France passes tax on tech giants despite US threats
France has approved a digital services tax despite threats of retaliation by the US, which argues that it unfairly targets American tech giants.
The 3% tax will be levied on sales generated in France by multinational firms like Google and Facebook.
The French government has argued that such firms headquartered outside the country pay little or no tax.
The US administration has ordered an inquiry into the move - which could result in retaliatory tariffs.
The new tax was approved by the French senate on Thursday, a week after it was passed by the lower house, the National Assembly.
Any digital company with revenue of more than €750m ($850m; £670m) - of which at least €25m is generated in France - would be subject to the levy.
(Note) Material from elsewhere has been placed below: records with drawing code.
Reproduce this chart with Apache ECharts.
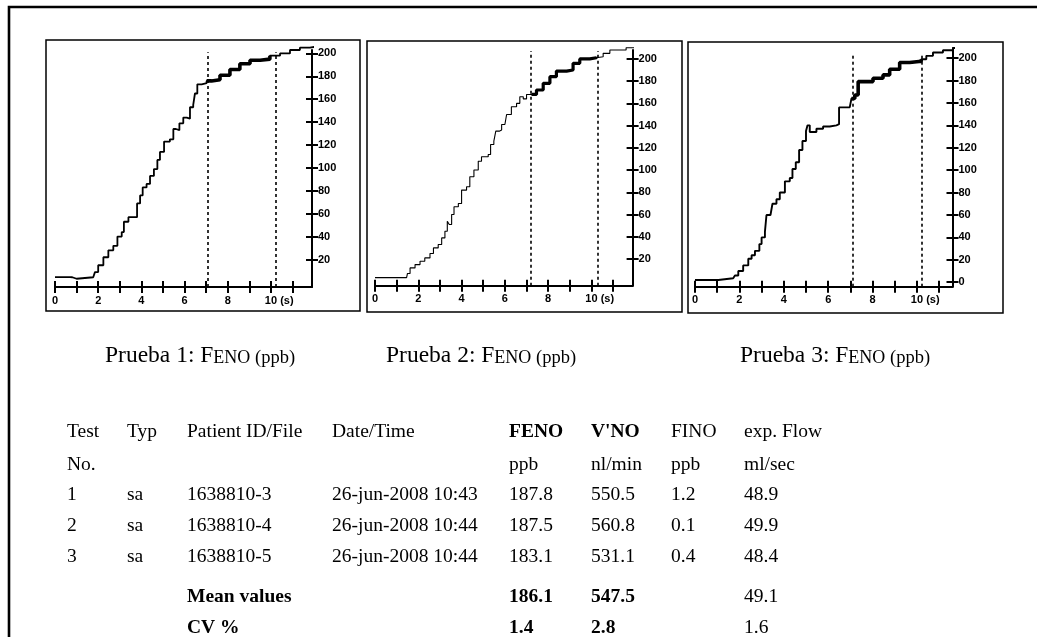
<!DOCTYPE html>
<html><head><meta charset="utf-8">
<script src="https://cdn.jsdelivr.net/npm/echarts@6/dist/echarts.min.js"></script>
<style>html,body{margin:0;padding:0;background:#fff}#c{width:1037px;height:637px}</style>
</head><body><div id="c"></div>
<script>
// ---------- DATA ----------
const prueba1 = [[0,4.7],[0.7,4.5],[0.8,3.2],[1.0,4.5],[1.77,4.8],[1.85,9],[2.0,15],[2.24,22],[2.47,28],[2.7,32],[2.89,40],[3.09,44],[3.19,53],[3.4,57],[3.7,57],[3.8,69],[3.94,76],[4.06,83],[4.24,86],[4.4,93],[4.58,99],[4.74,107],[4.86,114],[5.05,123],[5.32,125],[5.48,134],[5.6,133],[5.76,139],[5.94,144],[6.1,143],[6.25,153],[6.4,155],[6.48,165],[6.59,173],[6.79,174],[7.02,176],[7.25,177],[7.64,181],[8.1,186],[8.56,191],[9.03,194],[9.5,195],[9.95,198],[10.42,200],[10.88,203],[11.34,205],[11.8,206],[12.1,207]];
const prueba2 = [[0,3.3],[1.46,3.3],[1.5,7],[1.62,12],[1.85,15],[2.08,18],[2.3,21],[2.54,25],[2.7,30],[2.92,33],[3.08,39],[3.23,45],[3.34,54],[3.43,51],[3.54,60],[3.65,67],[3.85,70],[4.0,82],[4.23,85],[4.38,94],[4.57,100],[4.77,108],[4.92,112],[5.23,114],[5.34,123],[5.49,126],[5.58,135],[5.74,136],[5.85,141],[6.0,142],[6.08,150],[6.3,157],[6.54,160],[6.69,166],[6.85,164],[7.0,168],[7.23,168],[7.46,172],[7.77,178],[8.08,184],[8.38,189],[8.85,190],[9.15,196],[9.46,200],[9.92,201],[10.23,202],[10.54,205],[10.85,208],[11.6,210],[12.0,211],[12.2,210]];
const prueba3 = [[0,2],[1.05,2],[1.06,3.6],[1.72,3.6],[1.8,6],[1.95,10],[2.17,15],[2.4,21],[2.55,24],[2.7,28],[2.9,34],[3.0,40],[3.15,45],[3.22,60],[3.4,61],[3.49,70],[3.67,74],[3.82,80],[4.05,90],[4.27,93],[4.39,101],[4.54,107],[4.69,118],[4.84,126],[5.0,135],[5.07,140],[5.17,134],[5.47,137],[5.77,139],[6.07,140],[6.37,141],[6.49,156],[6.97,156],[7.05,164],[7.2,167],[7.35,179],[7.57,179],[8.02,182],[8.47,185],[8.77,190],[9.22,196],[9.67,197],[10.09,197],[10.19,199],[10.42,202],[10.72,205],[11.17,207],[11.62,209],[11.92,208]];

const markers1 = [7.05, 10.2];
const markers2 = [7.2, 10.3];
const markers3 = [7.1, 10.2];

const xTickValues = [0,1,2,3,4,5,6,7,8,9,10,11];
const xLabelValues = [0,2,4,6,8,10];
const yTicks1 = [20,40,60,80,100,120,140,160,180,200];
const yTicks2 = [20,40,60,80,100,120,140,160,180,200];
const yTicks3 = [0,20,40,60,80,100,120,140,160,180,200];

const titleNumbers = ['1','2','3'];

const tableHeader1 = ['Test','Typ','Patient ID/File','Date/Time','FENO',"V'NO",'FINO','exp. Flow'];
const tableHeader2 = ['No.','','','','ppb','nl/min','ppb','ml/sec'];
const testNo = ['1','2','3'];
const typ = ['sa','sa','sa'];
const patientId = ['1638810-3','1638810-4','1638810-5'];
const dateTime = ['26-jun-2008 10:43','26-jun-2008 10:44','26-jun-2008 10:44'];
const feno = [187.8, 187.5, 183.1];
const vno = [550.5, 560.8, 531.1];
const fino = [1.2, 0.1, 0.4];
const expFlow = [48.9, 49.9, 48.4];
const meanValues = [186.1, 547.5, null, 49.1];
const cvValues = [1.4, 2.8, null, 1.6];

// ---------- LAYOUT ----------
const panels = [
  {data: prueba1, marks: markers1, yTicks: yTicks1, grid:{left:55, top:50, width:257, height:237}, xMax:11.9, yMin:-4, yMax:203, markTop:201, lw:1.8, lwThick:3.6},
  {data: prueba2, marks: markers2, yTicks: yTicks2, grid:{left:375, top:50, width:257.6, height:235.7}, xMax:11.9, yMin:-4, yMax:208, markTop:207, lw:1.1, lwThick:3.2},
  {data: prueba3, marks: markers3, yTicks: yTicks3, grid:{left:695, top:48, width:257.5, height:238.7}, xMax:11.6, yMin:-4, yMax:209, markTop:204, lw:1.9, lwThick:3.6}
];
const frames = [[46,40,314,271],[367,41,315,271],[688,42,315,271]];
const titleX = [105, 386, 740];
const titleY = 356;

const colX = [67,127,187,332,509,591,671,744];
const rowY = [432,465,495,526,557,597,628];

const SERIF = '"Liberation Serif","Times New Roman",serif';
const SANS = '"Liberation Sans",Arial,sans-serif';

const grids = [], xAxes = [], yAxes = [], series = [];
panels.forEach((p, i) => {
  grids.push(Object.assign({containLabel:false}, p.grid));
  const axisLineStyle = {color:'#000', width:2};
  xAxes.push({
    type:'value', gridIndex:i, min:0, max:p.xMax, position:'bottom',
    axisLine:{show:true, onZero:false, lineStyle:axisLineStyle},
    axisTick:{show:true, customValues:xTickValues, length:6, lineStyle:{color:'#000', width:2}},
    axisLabel:{show:true, customValues:xLabelValues, margin:8, color:'#000',
      fontFamily:SANS, fontWeight:'bold', fontSize:11,
      formatter: v => v === 10 ? '{h| (s)}{n|10}{n| (s)}' : '{n|' + v + '}',
      rich:{n:{fontFamily:SANS, fontWeight:'bold', fontSize:11, color:'#000'},
            h:{fontFamily:SANS, fontWeight:'bold', fontSize:11, color:'rgba(0,0,0,0)'}}},
    splitLine:{show:false}
  });
  xAxes.push({
    type:'value', gridIndex:i, min:0, max:p.xMax, position:'bottom',
    axisLine:{show:false, onZero:false},
    axisTick:{show:true, inside:true, customValues:xTickValues, length:6, lineStyle:{color:'#000', width:2}},
    axisLabel:{show:false}, splitLine:{show:false}
  });
  yAxes.push({
    type:'value', gridIndex:i, min:p.yMin, max:p.yMax, position:'right',
    axisLine:{show:true, onZero:false, lineStyle:axisLineStyle},
    axisTick:{show:true, customValues:p.yTicks, length:6, lineStyle:{color:'#000', width:2}},
    axisLabel:{show:true, customValues:p.yTicks, margin:6, color:'#000',
      fontFamily:SANS, fontWeight:'bold', fontSize:11},
    splitLine:{show:false}
  });
  yAxes.push({
    type:'value', gridIndex:i, min:p.yMin, max:p.yMax, position:'right',
    axisLine:{show:false, onZero:false},
    axisTick:{show:true, inside:true, customValues:p.yTicks, length:6, lineStyle:{color:'#000', width:2}},
    axisLabel:{show:false}, splitLine:{show:false}
  });
  series.push({
    type:'line', xAxisIndex:2*i, yAxisIndex:2*i, data:p.data, step:'end',
    showSymbol:false, symbol:'none', clip:false,
    lineStyle:{color:'#000', width:p.lw}, z:3,
    markLine:{silent:true, symbol:'none', animation:false, label:{show:false},
      lineStyle:{color:'#000', width:1.6, type:[3,3]},
      data: p.marks.map(m => [{coord:[m, p.yMin]}, {coord:[m, p.markTop]}])}
  });
  series.push({
    type:'line', xAxisIndex:2*i, yAxisIndex:2*i,
    data:p.data.filter(d => d[0] >= p.marks[0] - 0.05 && d[0] <= p.marks[1] + 0.05),
    step:'end', showSymbol:false, symbol:'none', clip:false,
    lineStyle:{color:'#000', width:p.lwThick}, z:4
  });
});

// ---------- GRAPHIC (frames, titles, table) ----------
const graphic = [];
graphic.push({type:'rect', shape:{x:9, y:7, width:1060, height:660}, style:{fill:null, stroke:'#000', lineWidth:2.6}, silent:true});
frames.forEach(f => graphic.push({type:'rect', shape:{x:f[0], y:f[1], width:f[2], height:f[3]}, style:{fill:null, stroke:'#000', lineWidth:1.5}, silent:true}));
titleNumbers.forEach((n, i) => {
  graphic.push({type:'text', x:titleX[i], y:titleY, silent:true, style:{
    text:'{a|Prueba ' + n + ': F}{b|ENO}{c| (ppb)}',
    align:'left', verticalAlign:'middle', textAlign:'left', textVerticalAlign:'middle',
    fill:'#000',
    rich:{
      a:{fontFamily:SERIF, fontSize:23.5, lineHeight:23.5, verticalAlign:'bottom', fill:'#000', color:'#000'},
      b:{fontFamily:SERIF, fontSize:18, lineHeight:18, verticalAlign:'bottom', fill:'#000', color:'#000'},
      c:{fontFamily:SERIF, fontSize:18.5, lineHeight:18.5, verticalAlign:'bottom', fill:'#000', color:'#000'}
    }}});
});
function cell(col, row, text, bold) {
  if (text === '' || text === null || text === undefined) return;
  graphic.push({type:'text', x:colX[col], y:rowY[row], silent:true, style:{
    text:String(text), font:(bold ? 'bold ' : '') + '19.5px ' + SERIF, fill:'#000',
    align:'left', verticalAlign:'middle', textAlign:'left', textVerticalAlign:'middle'}});
}
tableHeader1.forEach((t, c) => cell(c, 0, t, c === 4 || c === 5));
tableHeader2.forEach((t, c) => cell(c, 1, t, false));
for (let r = 0; r < testNo.length; r++) {
  cell(0, 2 + r, testNo[r]);
  cell(1, 2 + r, typ[r]);
  cell(2, 2 + r, patientId[r]);
  cell(3, 2 + r, dateTime[r]);
  cell(4, 2 + r, feno[r].toFixed(1));
  cell(5, 2 + r, vno[r].toFixed(1));
  cell(6, 2 + r, fino[r].toFixed(1));
  cell(7, 2 + r, expFlow[r].toFixed(1));
}
cell(2, 5, 'Mean values', true);
cell(2, 6, 'CV %', true);
[meanValues, cvValues].forEach((arr, k) => {
  arr.forEach((v, j) => {
    if (v === null) return;
    cell(4 + j, 5 + k, v.toFixed(1), j < 2);
  });
});

const chart = echarts.init(document.getElementById('c'), null, {renderer:'canvas'});
chart.setOption({
  animation:false,
  backgroundColor:'#fff',
  grid:grids, xAxis:xAxes, yAxis:yAxes, series:series, graphic:graphic
});
</script>
</body></html>
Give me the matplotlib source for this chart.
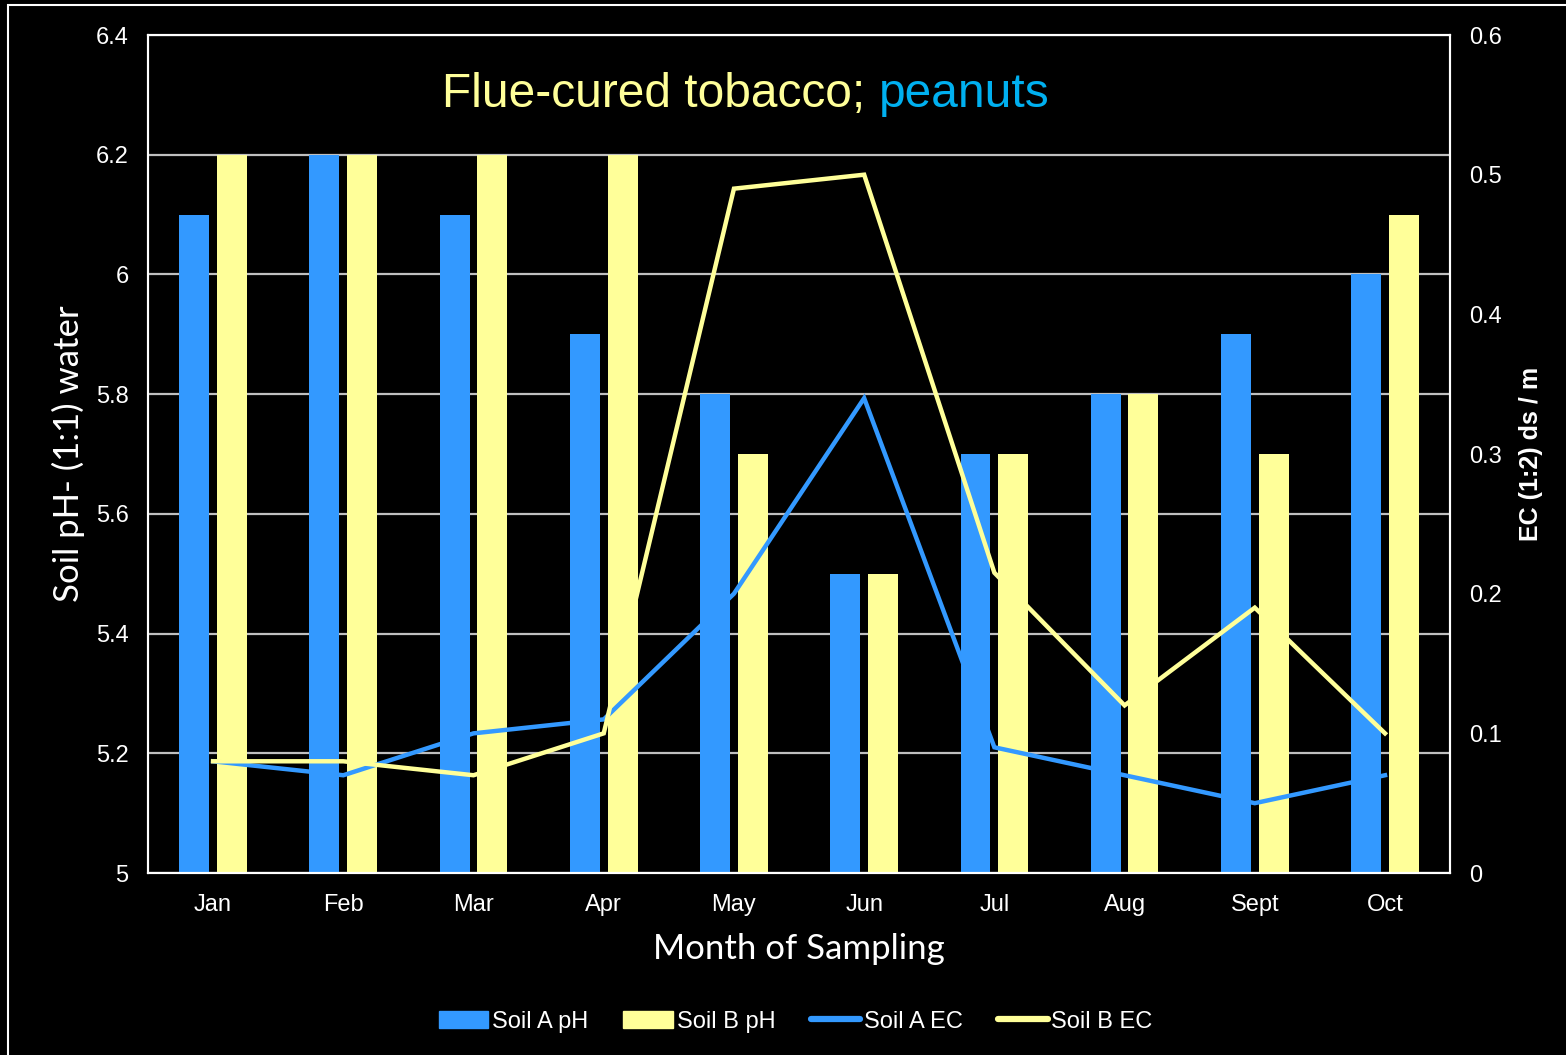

It will be retroactively applied from early 2019, and is expected to raise about €400m this year.
Why target tech giants?
At present, they are able to pay little or no corporate tax in countries where they do not have a large physical presence. They declare most of their profits where they are headquartered.
The European Commission estimates that on average traditional businesses face a 23% tax rate on their profits within the EU, while internet companies typically pay 8% or 9%.
France has long argued that taxes should be based on digital, not just physical presence. It announced its own tax on big technology firms last year after EU-wide efforts stalled.
An EU levy would require consensus among members, but Ireland, the Czech Republic, Sweden and Finland raised objections.
France's new 3% tax will be based on sales made in the country, rather than on profits.
About 30 companies will pay it - mostly US groups such as Alphabet, Apple, Facebook, Amazon and Microsoft. Chinese, German, Spanish and British firms are also affected, as well as the French online advertising firm Criteo.
The French government says the tax will end if a similar measure is agreed internationally.
The big tech companies have argued they are complying with national and international tax laws.